> **GIVEN DATA**

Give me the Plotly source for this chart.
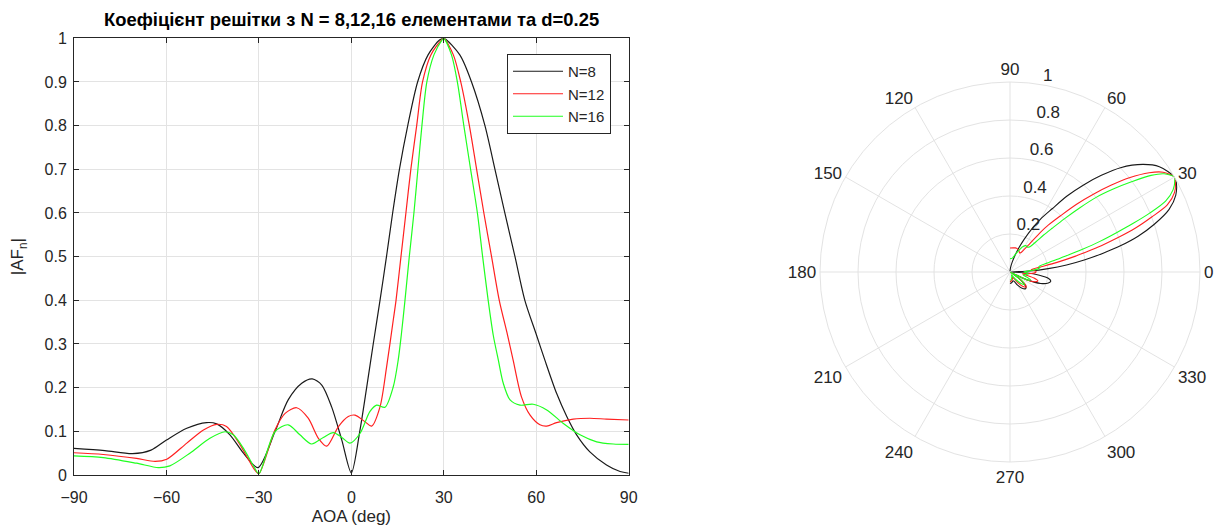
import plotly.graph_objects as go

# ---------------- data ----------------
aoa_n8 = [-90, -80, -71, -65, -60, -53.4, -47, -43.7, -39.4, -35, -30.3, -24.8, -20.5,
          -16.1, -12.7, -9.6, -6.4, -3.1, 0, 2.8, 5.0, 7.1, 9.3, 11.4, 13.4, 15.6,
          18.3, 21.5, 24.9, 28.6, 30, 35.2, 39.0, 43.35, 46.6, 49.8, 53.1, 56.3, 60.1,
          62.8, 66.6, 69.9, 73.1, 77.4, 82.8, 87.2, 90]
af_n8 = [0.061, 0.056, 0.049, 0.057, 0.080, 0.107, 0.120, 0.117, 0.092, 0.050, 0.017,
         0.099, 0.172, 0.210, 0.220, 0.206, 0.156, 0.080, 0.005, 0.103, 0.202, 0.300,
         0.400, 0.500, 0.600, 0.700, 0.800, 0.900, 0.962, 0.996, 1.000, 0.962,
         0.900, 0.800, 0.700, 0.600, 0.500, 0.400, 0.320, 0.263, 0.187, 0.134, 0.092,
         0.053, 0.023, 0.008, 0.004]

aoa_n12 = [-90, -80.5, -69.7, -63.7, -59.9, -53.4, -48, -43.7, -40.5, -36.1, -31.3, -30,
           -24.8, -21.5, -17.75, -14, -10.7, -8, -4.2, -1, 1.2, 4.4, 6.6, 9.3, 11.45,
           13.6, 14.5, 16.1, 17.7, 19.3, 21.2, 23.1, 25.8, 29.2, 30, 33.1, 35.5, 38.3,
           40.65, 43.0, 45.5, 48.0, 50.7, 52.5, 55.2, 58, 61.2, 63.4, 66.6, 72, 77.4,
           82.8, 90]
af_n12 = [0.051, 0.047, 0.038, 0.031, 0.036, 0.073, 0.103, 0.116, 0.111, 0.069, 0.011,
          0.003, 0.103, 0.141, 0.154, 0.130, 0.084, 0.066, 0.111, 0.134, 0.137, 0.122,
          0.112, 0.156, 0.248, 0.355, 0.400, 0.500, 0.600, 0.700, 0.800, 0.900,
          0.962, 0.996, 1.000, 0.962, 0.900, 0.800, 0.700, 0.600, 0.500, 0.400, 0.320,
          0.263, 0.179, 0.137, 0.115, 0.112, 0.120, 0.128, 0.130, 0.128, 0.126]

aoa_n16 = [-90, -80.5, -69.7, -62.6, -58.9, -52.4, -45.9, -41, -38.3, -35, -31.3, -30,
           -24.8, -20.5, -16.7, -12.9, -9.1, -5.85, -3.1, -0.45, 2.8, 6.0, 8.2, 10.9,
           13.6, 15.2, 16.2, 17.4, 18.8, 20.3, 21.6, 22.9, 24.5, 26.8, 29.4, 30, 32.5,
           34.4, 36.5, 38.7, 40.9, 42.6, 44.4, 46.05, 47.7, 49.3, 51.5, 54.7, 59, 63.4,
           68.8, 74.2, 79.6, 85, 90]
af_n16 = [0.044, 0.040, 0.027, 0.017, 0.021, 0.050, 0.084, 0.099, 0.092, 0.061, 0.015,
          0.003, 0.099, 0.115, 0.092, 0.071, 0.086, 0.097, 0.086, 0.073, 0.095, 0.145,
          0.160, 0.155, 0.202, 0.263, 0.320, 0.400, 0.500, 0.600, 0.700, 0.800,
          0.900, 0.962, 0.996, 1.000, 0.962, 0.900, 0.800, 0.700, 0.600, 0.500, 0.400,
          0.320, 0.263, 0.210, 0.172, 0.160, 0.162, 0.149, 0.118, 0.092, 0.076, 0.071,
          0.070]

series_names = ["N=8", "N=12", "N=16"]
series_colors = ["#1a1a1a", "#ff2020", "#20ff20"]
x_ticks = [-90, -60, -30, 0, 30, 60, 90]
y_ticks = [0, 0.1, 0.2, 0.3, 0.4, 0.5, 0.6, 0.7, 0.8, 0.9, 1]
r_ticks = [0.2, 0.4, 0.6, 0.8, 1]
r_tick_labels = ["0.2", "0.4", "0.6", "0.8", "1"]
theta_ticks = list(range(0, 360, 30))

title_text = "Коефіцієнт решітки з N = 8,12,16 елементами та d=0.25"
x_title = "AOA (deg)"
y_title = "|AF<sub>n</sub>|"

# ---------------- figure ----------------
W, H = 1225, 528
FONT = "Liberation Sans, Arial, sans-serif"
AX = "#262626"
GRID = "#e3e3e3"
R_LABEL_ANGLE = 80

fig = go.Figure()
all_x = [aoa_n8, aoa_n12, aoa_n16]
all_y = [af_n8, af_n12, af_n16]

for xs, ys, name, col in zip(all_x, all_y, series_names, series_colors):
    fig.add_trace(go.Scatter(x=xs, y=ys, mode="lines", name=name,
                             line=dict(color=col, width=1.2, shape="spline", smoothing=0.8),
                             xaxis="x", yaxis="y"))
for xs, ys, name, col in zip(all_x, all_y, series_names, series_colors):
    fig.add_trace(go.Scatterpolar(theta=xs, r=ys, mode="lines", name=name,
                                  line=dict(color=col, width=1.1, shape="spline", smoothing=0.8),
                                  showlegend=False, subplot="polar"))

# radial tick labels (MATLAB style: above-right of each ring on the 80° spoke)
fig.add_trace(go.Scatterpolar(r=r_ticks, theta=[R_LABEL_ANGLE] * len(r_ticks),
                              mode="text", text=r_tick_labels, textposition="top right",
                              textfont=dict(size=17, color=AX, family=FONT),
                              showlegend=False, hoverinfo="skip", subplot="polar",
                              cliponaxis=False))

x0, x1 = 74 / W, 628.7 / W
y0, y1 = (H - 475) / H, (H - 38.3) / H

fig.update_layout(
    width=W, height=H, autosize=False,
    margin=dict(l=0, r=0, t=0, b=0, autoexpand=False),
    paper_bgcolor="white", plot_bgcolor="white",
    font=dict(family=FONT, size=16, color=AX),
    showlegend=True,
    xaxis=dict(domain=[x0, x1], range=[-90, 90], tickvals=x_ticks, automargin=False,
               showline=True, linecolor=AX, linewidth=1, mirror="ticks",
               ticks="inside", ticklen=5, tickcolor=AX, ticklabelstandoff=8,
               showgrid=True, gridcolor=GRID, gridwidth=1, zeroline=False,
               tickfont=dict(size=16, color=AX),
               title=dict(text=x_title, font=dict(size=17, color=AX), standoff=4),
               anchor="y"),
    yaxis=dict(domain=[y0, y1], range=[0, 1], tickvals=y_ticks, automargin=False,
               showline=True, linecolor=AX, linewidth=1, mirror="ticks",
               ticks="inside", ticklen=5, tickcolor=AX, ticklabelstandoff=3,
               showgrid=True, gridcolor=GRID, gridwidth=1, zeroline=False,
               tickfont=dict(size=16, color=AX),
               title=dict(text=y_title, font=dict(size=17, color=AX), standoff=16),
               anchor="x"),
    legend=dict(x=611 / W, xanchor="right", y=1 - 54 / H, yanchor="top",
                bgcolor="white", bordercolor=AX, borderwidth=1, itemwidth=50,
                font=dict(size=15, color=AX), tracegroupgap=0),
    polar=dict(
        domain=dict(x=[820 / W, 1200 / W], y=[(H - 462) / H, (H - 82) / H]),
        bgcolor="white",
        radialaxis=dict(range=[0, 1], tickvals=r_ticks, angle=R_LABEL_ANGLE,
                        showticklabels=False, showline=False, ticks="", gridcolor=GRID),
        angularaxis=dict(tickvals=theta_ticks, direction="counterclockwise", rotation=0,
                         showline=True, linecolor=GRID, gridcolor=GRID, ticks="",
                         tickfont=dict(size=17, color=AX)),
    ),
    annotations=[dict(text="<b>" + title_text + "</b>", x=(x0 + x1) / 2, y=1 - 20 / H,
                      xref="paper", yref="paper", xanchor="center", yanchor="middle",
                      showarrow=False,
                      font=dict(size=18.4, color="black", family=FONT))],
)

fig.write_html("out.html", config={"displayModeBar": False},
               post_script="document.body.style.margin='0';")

> **REQUEST**
The lines from the start of the data through the line that contains "0.130, 0.128, 0.126]" are to be returned exactly, please, with both ends included and every picture left out.

> **FINISHED ANSWER**
Give me the Plotly source for this chart.
import plotly.graph_objects as go

# ---------------- data ----------------
aoa_n8 = [-90, -80, -71, -65, -60, -53.4, -47, -43.7, -39.4, -35, -30.3, -24.8, -20.5,
          -16.1, -12.7, -9.6, -6.4, -3.1, 0, 2.8, 5.0, 7.1, 9.3, 11.4, 13.4, 15.6,
          18.3, 21.5, 24.9, 28.6, 30, 35.2, 39.0, 43.35, 46.6, 49.8, 53.1, 56.3, 60.1,
          62.8, 66.6, 69.9, 73.1, 77.4, 82.8, 87.2, 90]
af_n8 = [0.061, 0.056, 0.049, 0.057, 0.080, 0.107, 0.120, 0.117, 0.092, 0.050, 0.017,
         0.099, 0.172, 0.210, 0.220, 0.206, 0.156, 0.080, 0.005, 0.103, 0.202, 0.300,
         0.400, 0.500, 0.600, 0.700, 0.800, 0.900, 0.962, 0.996, 1.000, 0.962,
         0.900, 0.800, 0.700, 0.600, 0.500, 0.400, 0.320, 0.263, 0.187, 0.134, 0.092,
         0.053, 0.023, 0.008, 0.004]

aoa_n12 = [-90, -80.5, -69.7, -63.7, -59.9, -53.4, -48, -43.7, -40.5, -36.1, -31.3, -30,
           -24.8, -21.5, -17.75, -14, -10.7, -8, -4.2, -1, 1.2, 4.4, 6.6, 9.3, 11.45,
           13.6, 14.5, 16.1, 17.7, 19.3, 21.2, 23.1, 25.8, 29.2, 30, 33.1, 35.5, 38.3,
           40.65, 43.0, 45.5, 48.0, 50.7, 52.5, 55.2, 58, 61.2, 63.4, 66.6, 72, 77.4,
           82.8, 90]
af_n12 = [0.051, 0.047, 0.038, 0.031, 0.036, 0.073, 0.103, 0.116, 0.111, 0.069, 0.011,
          0.003, 0.103, 0.141, 0.154, 0.130, 0.084, 0.066, 0.111, 0.134, 0.137, 0.122,
          0.112, 0.156, 0.248, 0.355, 0.400, 0.500, 0.600, 0.700, 0.800, 0.900,
          0.962, 0.996, 1.000, 0.962, 0.900, 0.800, 0.700, 0.600, 0.500, 0.400, 0.320,
          0.263, 0.179, 0.137, 0.115, 0.112, 0.120, 0.128, 0.130, 0.128, 0.126]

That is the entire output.